The current trend among younger writers who believe that grammar is optional I think is pure laziness. They didn't learn the rules of grammar, can't remember learning the rules of grammar, or thing that their work is so artistic that the rules of grammar don't apply (it's still called being lazy). The rules aren't difficult and there is a slim volume by Strunk & White, The Elements of Style, that every writer should have either on their computer or on their desk, but definitely prominently displayed and well thumbed. Writers should buy more than one copy if they don't have a special place to write all the time and because consistent use of the book will wear it out. Grammar and punctuation won't be worn out, but reviewing the rules and reasons for the rules is something that should be constantly studied and applied.

I met a man many years ago who had decided to write a book about his experiences about healing himself using the energy of the earth. He had been unable to walk at all and had crawled out into the back yard to lie on the grass in the sun and wait to die. After several hours of lying there, when it got dark, he got up and stumbled back into the house. He hadn't died but he did feel better. He repeated the same process every day until soon he was able to walk out and sit on the ground to meditate and walk back into the house without a walker, cane, or other assistive device. He was on his way to be healed.

What struck me wasn't his story of how he healed himself but what he told me about wanting to write about his experiences. "My grammar was rusted beyond use and school was too many decades behind me to remember what I had learned, so I hired a teacher to teach me the rules of grammar and sentence construction. It took a long time, but by the end of it, I diagrammed complex sentences and my grammar was flawless." I asked him if it was worth it just to write his story and he said, "Yes, of course it was. I want everyone to understand me."

That's what grammar and punctuation are all about, rules that everyone takes for granted, but not when they're reading. They may not be good at spelling, but they know when something doesn't look right. The lazy reader will keep on reading and the rest will look up the word to find out how the word is spelled.

We live in a world of convenience where text messages (c u ltr = I will see you later) are commonplace and the people who write them too lazy or far too busy and important to write it all out. Well, there is the whole issue of going over the text message limit on the cell phone, but people who write more than a 1000 text messages a day aren't worried about limits, just making things easy.

While we can understand, after a fashion, such shorthand, and shorthand is great for taking dictation when someone speaks quickly or jotting down notes that are written out later, grammar and punctuation should not be optional.

Grammar and punctuation rules were written in a time when understanding each other was paramount and having a common ground, especially for foreigners learning a new language, made communication much easier. English is hard enough to learn because it is a polyglot of words borrowed from other languages, but grammar and punctuation in writing make understanding the writers' meanings much easier.

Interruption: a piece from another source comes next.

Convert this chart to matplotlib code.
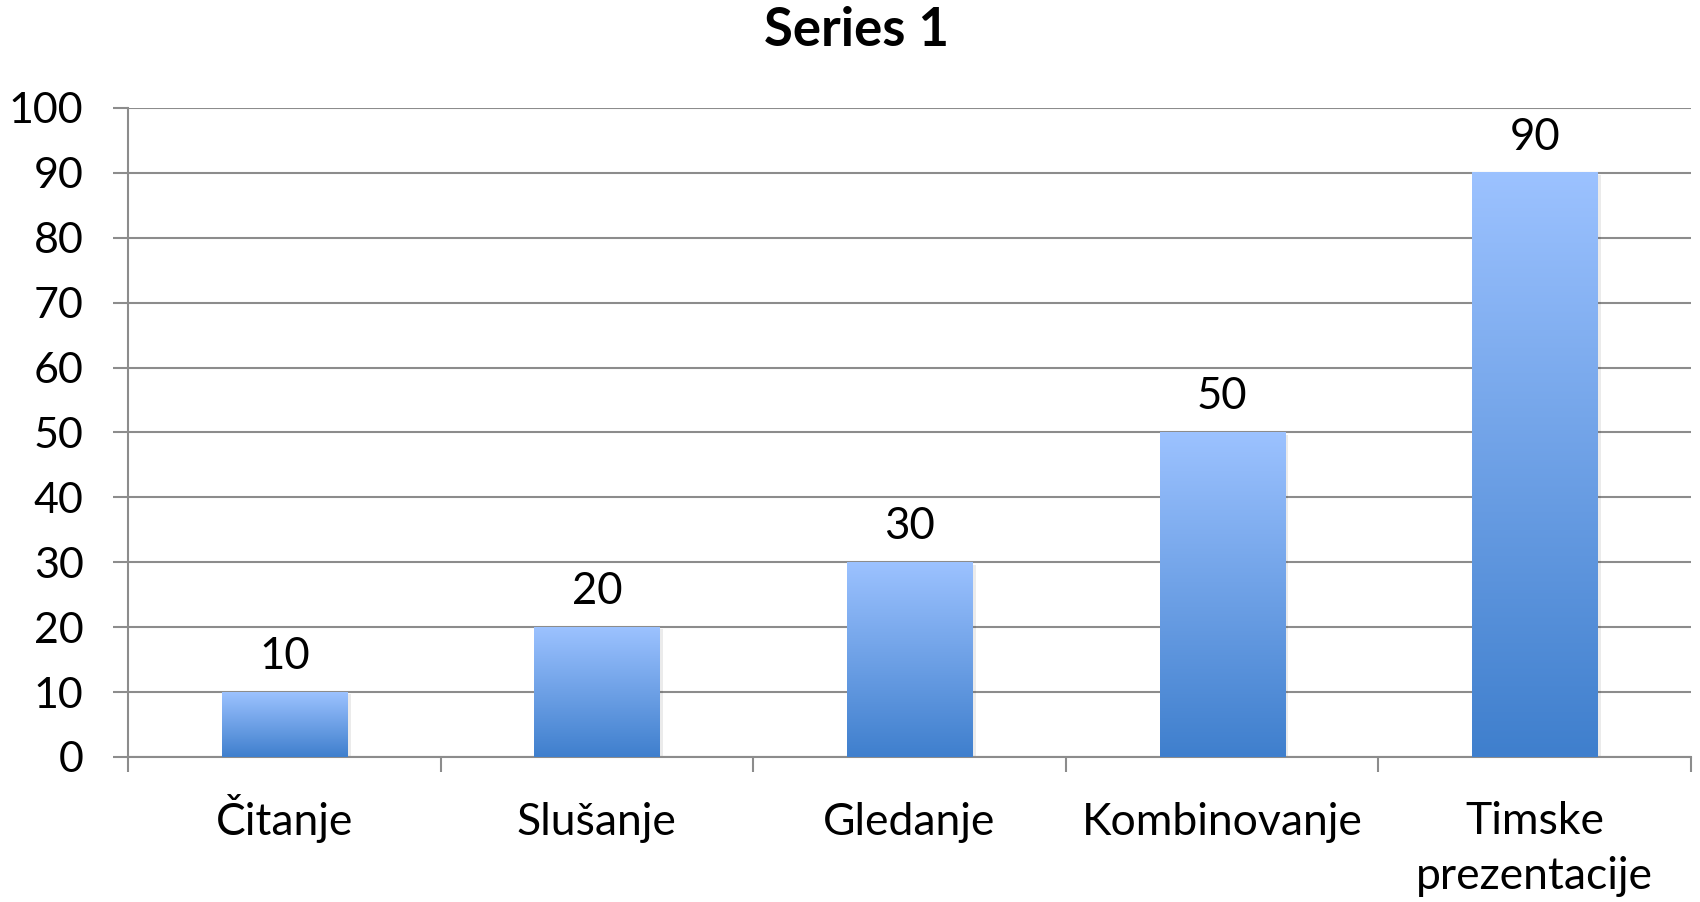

Doing things the easy way seems the best way to go, but when it comes to writing, expressing oneself clearly and concisely is more important than ignoring punctuation and grammar rules because it's a matter of preference. I prefer not to read books that can't follow the simple rules of subject, verb, and predicate with the requisite period at the end and commas used where appropriate so I don't have to read and reread the sentence a dozen times to figure out what the writer is saying. A writer whose preference is for ignoring the rules that make communication rich and expressive -- and understandable -- will not get my hard earned money for their failed attempts to communicate or entertain, but they will get a review that will let everyone else know to avoid them as if they have the plague -- the same plague that struck those working on the Tower of Babel when the common language was suspended and no one understood what anyone else said. It put an end to the building of the tower and the beginning of setting down common rules so that a meeting of minds would occur and people would be able to communicate and understand each other.

As far as I am concerned, I prefer not to have to work that hard to understand a writer's story. I'd rather laugh, cry, get angry, or be entertained and informed. That won't happen if the rules are broken because it's a good day to leave out verbs or periods and punctuation.

Just so you know, yes, I am the person who called a local radio station and told the manager that it was FEWER commercials and not LESS commercials.